__Task to carry out__: Extract from the entries below, exactly as given, only the lines from the line containing "Emit a Python" to the line containing "years = list(range(1990, 2007))", both lines included.

__Provided data__:

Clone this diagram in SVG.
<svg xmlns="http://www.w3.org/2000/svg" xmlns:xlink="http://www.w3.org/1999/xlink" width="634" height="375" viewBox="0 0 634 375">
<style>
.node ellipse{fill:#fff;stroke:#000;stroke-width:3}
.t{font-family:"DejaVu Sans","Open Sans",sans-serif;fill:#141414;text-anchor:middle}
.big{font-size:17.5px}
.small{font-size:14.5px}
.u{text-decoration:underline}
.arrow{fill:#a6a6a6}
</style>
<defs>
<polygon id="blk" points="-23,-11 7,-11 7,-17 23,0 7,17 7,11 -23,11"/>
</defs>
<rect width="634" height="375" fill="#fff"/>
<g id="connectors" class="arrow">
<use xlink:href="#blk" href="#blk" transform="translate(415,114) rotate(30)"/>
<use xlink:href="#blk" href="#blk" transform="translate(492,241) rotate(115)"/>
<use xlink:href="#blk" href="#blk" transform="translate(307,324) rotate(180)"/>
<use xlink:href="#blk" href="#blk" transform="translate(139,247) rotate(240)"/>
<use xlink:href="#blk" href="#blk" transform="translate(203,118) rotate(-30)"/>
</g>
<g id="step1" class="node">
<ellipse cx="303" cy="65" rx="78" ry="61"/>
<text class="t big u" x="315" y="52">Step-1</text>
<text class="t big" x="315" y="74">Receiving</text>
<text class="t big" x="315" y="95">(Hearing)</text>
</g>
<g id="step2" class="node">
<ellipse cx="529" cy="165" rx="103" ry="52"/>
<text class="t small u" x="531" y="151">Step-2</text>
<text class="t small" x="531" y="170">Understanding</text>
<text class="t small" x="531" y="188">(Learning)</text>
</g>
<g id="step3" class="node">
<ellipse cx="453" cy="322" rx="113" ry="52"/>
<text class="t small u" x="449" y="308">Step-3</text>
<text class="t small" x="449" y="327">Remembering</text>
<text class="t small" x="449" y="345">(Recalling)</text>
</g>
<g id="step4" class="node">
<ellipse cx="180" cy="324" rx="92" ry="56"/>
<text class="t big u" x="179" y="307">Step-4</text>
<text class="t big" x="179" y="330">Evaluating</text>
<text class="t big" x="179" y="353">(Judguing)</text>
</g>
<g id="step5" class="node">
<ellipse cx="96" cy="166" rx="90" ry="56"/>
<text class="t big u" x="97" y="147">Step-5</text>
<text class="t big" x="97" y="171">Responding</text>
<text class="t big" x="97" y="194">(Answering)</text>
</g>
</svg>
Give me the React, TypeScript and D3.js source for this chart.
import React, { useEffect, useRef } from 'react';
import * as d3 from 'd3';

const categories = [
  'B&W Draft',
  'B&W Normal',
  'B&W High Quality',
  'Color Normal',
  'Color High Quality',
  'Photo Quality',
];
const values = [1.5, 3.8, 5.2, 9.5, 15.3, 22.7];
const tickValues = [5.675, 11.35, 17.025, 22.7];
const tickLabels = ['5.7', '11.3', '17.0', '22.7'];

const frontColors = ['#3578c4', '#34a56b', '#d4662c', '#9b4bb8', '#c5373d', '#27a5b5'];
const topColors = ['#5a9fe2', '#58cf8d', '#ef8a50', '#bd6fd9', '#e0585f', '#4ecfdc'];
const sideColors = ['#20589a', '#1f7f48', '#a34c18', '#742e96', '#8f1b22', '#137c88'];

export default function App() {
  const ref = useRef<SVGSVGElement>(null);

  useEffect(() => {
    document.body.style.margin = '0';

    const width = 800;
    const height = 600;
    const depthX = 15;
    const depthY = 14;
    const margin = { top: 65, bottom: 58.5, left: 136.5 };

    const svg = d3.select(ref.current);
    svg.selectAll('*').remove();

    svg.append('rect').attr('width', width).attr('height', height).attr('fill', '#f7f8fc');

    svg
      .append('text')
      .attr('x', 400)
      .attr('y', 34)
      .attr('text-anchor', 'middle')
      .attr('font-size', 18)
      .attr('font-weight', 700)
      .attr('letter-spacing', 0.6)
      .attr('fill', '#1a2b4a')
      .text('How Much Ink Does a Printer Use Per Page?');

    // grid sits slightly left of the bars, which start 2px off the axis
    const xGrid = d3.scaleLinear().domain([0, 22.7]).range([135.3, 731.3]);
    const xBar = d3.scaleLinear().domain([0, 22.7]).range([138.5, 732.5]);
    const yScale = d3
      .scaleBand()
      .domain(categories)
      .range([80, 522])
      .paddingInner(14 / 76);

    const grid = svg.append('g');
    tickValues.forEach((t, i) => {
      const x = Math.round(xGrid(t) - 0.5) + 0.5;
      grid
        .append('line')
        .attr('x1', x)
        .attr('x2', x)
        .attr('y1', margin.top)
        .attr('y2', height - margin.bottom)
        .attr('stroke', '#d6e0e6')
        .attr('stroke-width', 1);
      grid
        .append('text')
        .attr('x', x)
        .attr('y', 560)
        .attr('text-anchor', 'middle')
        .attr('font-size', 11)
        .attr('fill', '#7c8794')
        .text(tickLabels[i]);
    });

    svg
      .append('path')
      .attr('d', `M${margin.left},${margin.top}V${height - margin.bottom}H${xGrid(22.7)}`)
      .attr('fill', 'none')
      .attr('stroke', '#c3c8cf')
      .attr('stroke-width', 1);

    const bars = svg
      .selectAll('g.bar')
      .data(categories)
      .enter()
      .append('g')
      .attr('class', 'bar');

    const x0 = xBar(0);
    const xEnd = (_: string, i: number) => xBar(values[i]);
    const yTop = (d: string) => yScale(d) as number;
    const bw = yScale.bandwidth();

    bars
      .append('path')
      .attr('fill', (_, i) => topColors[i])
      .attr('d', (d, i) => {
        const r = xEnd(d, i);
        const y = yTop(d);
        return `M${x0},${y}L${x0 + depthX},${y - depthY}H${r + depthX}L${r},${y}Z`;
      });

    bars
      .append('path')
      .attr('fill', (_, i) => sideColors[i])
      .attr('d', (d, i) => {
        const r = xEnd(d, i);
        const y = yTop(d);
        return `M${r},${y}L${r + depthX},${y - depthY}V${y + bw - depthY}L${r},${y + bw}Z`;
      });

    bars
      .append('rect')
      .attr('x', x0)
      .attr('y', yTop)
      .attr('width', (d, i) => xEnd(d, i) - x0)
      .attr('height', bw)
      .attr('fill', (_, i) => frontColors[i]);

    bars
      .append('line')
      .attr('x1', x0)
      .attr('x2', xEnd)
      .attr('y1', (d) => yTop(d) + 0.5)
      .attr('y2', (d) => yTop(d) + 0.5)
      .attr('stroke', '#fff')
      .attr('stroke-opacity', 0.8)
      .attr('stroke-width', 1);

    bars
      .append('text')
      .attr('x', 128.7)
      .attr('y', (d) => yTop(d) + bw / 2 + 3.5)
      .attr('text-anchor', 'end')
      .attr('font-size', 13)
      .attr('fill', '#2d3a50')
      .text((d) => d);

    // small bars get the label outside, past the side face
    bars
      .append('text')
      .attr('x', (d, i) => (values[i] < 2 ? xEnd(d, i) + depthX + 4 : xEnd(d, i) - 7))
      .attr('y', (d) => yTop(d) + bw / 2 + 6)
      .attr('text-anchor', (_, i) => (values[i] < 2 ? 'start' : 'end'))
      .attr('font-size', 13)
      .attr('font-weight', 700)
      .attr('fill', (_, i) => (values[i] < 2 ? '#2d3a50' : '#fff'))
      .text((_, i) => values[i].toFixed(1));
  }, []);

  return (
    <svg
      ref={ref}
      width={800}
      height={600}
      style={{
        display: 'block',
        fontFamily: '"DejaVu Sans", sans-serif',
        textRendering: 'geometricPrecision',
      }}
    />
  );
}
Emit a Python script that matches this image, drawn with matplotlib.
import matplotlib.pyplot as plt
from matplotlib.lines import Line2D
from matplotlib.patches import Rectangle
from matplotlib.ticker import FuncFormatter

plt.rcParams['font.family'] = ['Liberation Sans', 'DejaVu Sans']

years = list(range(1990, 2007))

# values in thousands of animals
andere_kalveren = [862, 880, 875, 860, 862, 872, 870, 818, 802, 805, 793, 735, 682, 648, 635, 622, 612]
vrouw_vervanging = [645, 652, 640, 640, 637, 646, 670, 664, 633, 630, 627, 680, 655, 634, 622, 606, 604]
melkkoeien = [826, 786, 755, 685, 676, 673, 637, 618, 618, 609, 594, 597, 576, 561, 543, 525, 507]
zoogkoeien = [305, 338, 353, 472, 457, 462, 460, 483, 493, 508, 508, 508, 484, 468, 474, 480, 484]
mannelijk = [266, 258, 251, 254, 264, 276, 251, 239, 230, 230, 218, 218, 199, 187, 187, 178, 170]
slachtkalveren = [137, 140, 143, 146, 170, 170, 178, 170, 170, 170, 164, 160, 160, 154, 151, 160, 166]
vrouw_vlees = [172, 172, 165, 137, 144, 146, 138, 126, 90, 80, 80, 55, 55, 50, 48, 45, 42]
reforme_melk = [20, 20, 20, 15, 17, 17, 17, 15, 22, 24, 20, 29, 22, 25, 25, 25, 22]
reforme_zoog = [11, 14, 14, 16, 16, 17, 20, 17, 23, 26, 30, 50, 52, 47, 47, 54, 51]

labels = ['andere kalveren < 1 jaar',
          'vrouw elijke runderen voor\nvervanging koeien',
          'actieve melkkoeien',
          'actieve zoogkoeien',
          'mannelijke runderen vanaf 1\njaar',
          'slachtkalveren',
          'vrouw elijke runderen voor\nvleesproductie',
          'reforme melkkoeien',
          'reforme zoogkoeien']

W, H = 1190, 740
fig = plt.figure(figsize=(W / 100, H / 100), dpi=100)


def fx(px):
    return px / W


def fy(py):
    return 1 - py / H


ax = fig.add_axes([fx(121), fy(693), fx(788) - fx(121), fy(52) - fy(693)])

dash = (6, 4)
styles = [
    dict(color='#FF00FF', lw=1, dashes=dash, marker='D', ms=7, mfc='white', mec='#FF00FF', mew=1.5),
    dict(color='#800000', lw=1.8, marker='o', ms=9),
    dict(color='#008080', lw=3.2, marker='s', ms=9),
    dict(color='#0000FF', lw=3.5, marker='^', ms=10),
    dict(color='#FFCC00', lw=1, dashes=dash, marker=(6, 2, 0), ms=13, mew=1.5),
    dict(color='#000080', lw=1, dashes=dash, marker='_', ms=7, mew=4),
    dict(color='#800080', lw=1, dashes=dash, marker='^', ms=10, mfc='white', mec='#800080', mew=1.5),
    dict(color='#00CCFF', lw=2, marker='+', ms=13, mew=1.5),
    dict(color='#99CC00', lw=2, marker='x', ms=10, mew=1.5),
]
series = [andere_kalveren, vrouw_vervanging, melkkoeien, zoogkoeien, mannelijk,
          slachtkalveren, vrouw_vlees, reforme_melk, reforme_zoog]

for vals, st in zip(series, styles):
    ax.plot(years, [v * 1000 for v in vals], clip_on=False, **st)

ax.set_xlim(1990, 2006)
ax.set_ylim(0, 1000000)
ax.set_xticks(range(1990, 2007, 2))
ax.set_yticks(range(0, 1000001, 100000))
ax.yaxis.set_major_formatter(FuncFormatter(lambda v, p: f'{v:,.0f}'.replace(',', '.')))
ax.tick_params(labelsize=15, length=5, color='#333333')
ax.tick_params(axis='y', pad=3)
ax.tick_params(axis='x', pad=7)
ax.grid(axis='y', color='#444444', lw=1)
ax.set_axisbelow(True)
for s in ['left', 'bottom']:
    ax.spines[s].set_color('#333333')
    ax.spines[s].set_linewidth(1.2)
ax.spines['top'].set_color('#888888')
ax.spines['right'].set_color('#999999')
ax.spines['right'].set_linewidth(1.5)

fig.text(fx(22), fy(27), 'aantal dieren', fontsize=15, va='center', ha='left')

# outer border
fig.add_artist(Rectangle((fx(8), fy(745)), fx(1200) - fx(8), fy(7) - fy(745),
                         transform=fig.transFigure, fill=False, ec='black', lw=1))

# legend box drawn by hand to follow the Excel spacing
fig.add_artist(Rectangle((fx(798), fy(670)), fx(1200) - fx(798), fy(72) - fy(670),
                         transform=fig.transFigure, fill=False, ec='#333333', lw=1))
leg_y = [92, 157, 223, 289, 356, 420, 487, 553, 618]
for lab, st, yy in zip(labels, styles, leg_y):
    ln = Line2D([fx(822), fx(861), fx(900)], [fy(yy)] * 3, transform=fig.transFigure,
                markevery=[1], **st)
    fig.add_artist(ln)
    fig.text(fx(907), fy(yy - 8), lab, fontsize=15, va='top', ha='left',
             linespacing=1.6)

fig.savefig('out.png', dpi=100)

__Answer in full__:
Emit a Python script that matches this image, drawn with matplotlib.
import matplotlib.pyplot as plt
from matplotlib.lines import Line2D
from matplotlib.patches import Rectangle
from matplotlib.ticker import FuncFormatter

plt.rcParams['font.family'] = ['Liberation Sans', 'DejaVu Sans']

years = list(range(1990, 2007))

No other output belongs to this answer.